Faut-il pour autant se désespérer ? Je ne le crois pas. Dans la cosmogonie grecque, le Kháos décrit la grande confusion générale avant que n’émerge la Terre qui offre alors à l’Homme une assise stable. Le chaos n’est donc pas forcément funeste, il peut être une transition. C’est aussi la thèse audacieuse, celle de l’ambivalence du populisme, que défend Fédérico Tarragoni : le populisme peut aussi se muer en une force de transition, à charge pour nous d’en faire une transition positive vers une démocratie libérale revivifiée, à refaire de nos institutions représentatives et de nos partis des « banques de la colère » pour reprendre l’expression de Sloterdjik, afin de canaliser le flux de la colère populaire et de le transformer en idées et en actions politiques justes et efficaces.


Clairement, le nouvel ordre vers lequel Jean-Luc Mélenchon nous promet de transiter pour sortir du chaos démocratique actuel est un ordre funeste, ne serait-ce que par l’autoritarisme politique qui anime son leader et la banqueroute économique et sociale qui fonde son programme. La responsabilité qui incombe dès lors à la majorité et au Président de la République est immense, car il est le seul qui incarne encore aujourd’hui la promesse d’une transition démocratique, libérale. Non pas d’un évitement du populisme, mais d’une sortie de celui-ci. Mais pour tenir cette promesse et transformer positivement la colère populaire et la logique populiste, en transition démocratique, il faudra d’abord rompre avec l’immobilisme en matière de réforme institutionnelle et les attaques contre la démocratie représentative dont l’annonce d’un Conseil National de la Refondation est une énième épiphanie.
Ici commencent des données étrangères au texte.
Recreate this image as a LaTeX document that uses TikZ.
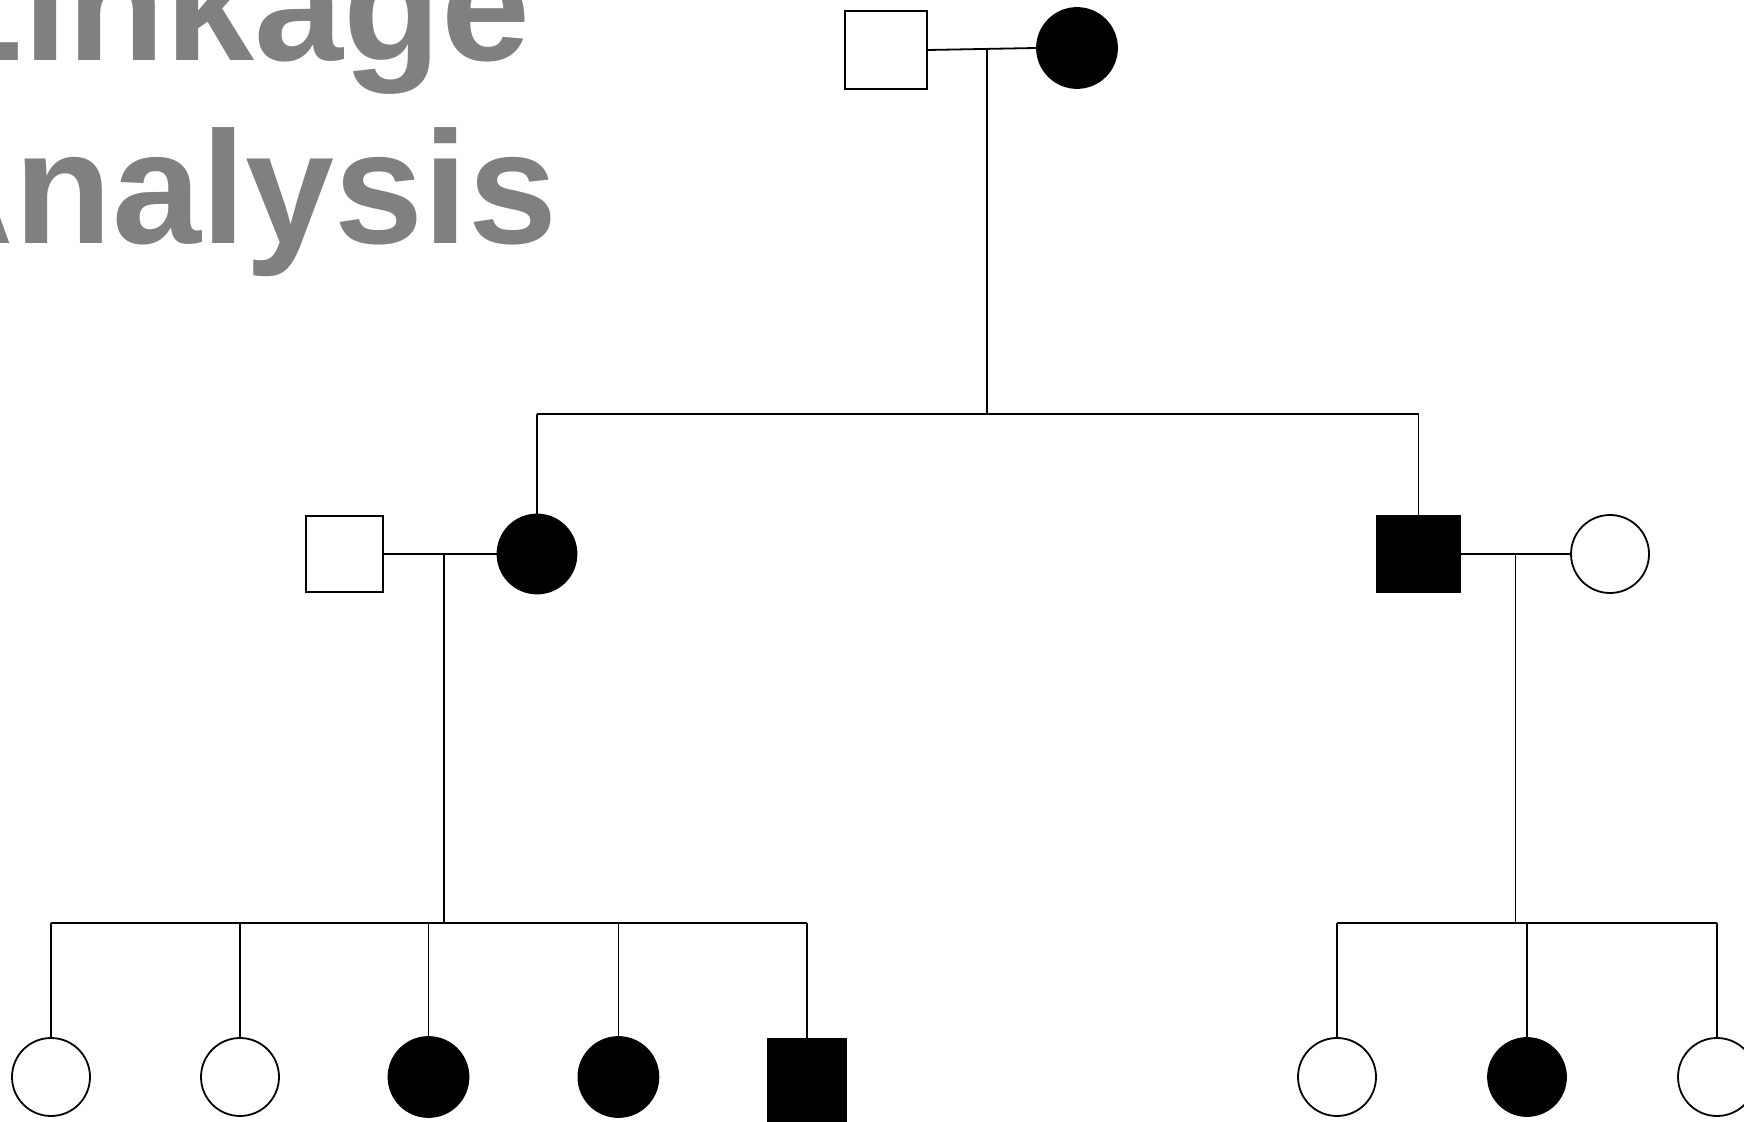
\documentclass[tikz,border=0pt]{standalone}
\usepackage{fontspec}
\setmainfont{Liberation Sans}
\definecolor{titlegray}{RGB}{128,128,128}
\begin{document}
\begin{tikzpicture}[x=0.5pt,y=-0.5pt,
  line width=0.9pt,
  male/.style={draw=black,rectangle,minimum width=41pt,minimum height=39pt,inner sep=0pt,fill=white},
  female/.style={draw=black,circle,minimum size=39pt,inner sep=0pt,fill=white},
  aff/.style={fill=black},
  titletext/.style={anchor=base,inner sep=0pt,text=titlegray,font=\fontsize{80pt}{92pt}\selectfont\bfseries}
]
\useasboundingbox (0,0) rectangle (1744,1122);
% title
\node[titletext] (title1) at (228,61) {Linkage};
\node[titletext] (title2) at (228,243.7) {Analysis};
% generation I
\node[male] (I1) at (886,50) {};
\node[female,aff,minimum size=40pt] (I2) at (1077,48) {};
% generation II
\node[male,minimum width=38.5pt,minimum height=38pt] (II1) at (344.5,554) {};
\node[female,aff,minimum size=39.5pt] (II2) at (537,554) {};
\node[male,aff,minimum width=41.5pt,minimum height=38.5pt] (II3) at (1418.5,554) {};
\node[female] (II4) at (1610,554) {};
% generation III left
\node[female] (III1) at (51,1077) {};
\node[female] (III2) at (240,1077) {};
\node[female,aff,minimum size=40pt] (III3) at (428.5,1077) {};
\node[female,aff,minimum size=40pt] (III4) at (618.4,1077) {};
\node[male,aff,minimum width=39pt,minimum height=44pt,anchor=north] (III5) at (806.7,1038) {};
% generation III right
\node[female] (III6) at (1337,1077) {};
\node[female,aff] (III7) at (1527,1077) {};
\node[female] (III8) at (1717,1077) {};
% coordinates
\coordinate (m1) at (986.7,48);
\coordinate (s1) at (986.7,414);
\coordinate (s1L) at (537,414);
\coordinate (s1R) at (1418.5,414);
\coordinate (m2) at (444,554);
\coordinate (s2) at (444,923);
\coordinate (s2L) at (51,923);
\coordinate (s2R) at (806.7,923);
\coordinate (m3) at (1515.5,554);
\coordinate (s3) at (1515.5,923);
\coordinate (s3L) at (1337,923);
\coordinate (s3R) at (1717,923);
% connectors
\draw (I1.east) -- (I2.west);
\draw (m1) -- (s1);
\draw (s1L) -- (s1R);
\draw (s1L) -- (II2.north);
\draw (s1R) -- (II3.north);
\draw (II1.east) -- (II2.west);
\draw (II3.east) -- (II4.west);
\draw (m2) -- (s2);
\draw (s2L) -- (s2R);
\draw (m3) -- (s3);
\draw (s3L) -- (s3R);
\draw (s2L) -- (III1.north);
\draw (240,923) -- (III2.north);
\draw (428.5,923) -- (III3.north);
\draw (618.4,923) -- (III4.north);
\draw (s2R) -- (III5.north);
\draw (s3L) -- (III6.north);
\draw (1527,923) -- (III7.north);
\draw (s3R) -- (III8.north);
\end{tikzpicture}
\end{document}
Il faudra ensuite que le pouvoir fasse son autocritique et s’écarte du mode d’action populiste qui lui tient lieu de relais de croissance pour son leadership alors même qu’il contribue à sa propre délégitimation. Enfin, au-delà, de la Macronie, il faudra qu’en France, enfin renaisse l’esprit libéral : car c’est bien le libéralisme et lui seul qui est l’antidote au poison du populisme. Que les populistes de tous bords aient précisément fait du mot « libéral » un mot tabou, montre bien la peur qu’ils en ont. Car c’est le libéralisme et seulement lui qui depuis toujours défend la liberté individuelle face aux excès de pouvoir de l’Etat comme aux abus de pouvoir de ses détenteurs. Lui qui forge l’Etat de droit qui place chacun à égalité en dessous de la loi et garantit les droits des minorités, lui qui installe l’équilibre et la séparation des pouvoirs au cœur de nos institutions, lui pour qui des millions d’hommes et de femmes sont morts ou continuent de mourir en Europe pour défendre la liberté, la paix et la démocratie.


Plus que jamais, c’est d’une nouvelle offre politique libérale dont nous avons besoin pour, en même temps, résoudre la crise démocratique et faire barrage à tous les populismes. Ce faisant, nous saurons peut-être, pour paraphraser Nietzsche, nous saisir de ce chaos qui git au cœur de notre démocratie pour accoucher d’une étoile qui danse.



[1] Federico Tarragoni, L’esprit démocratique du populisme, La Découverte, 2019. [2] Rémi Lefebvre, Que sont devenus les partis-mouvements ? La France insoumise et La République en marche depuis 2017, Esprit, Janvier-février 2022.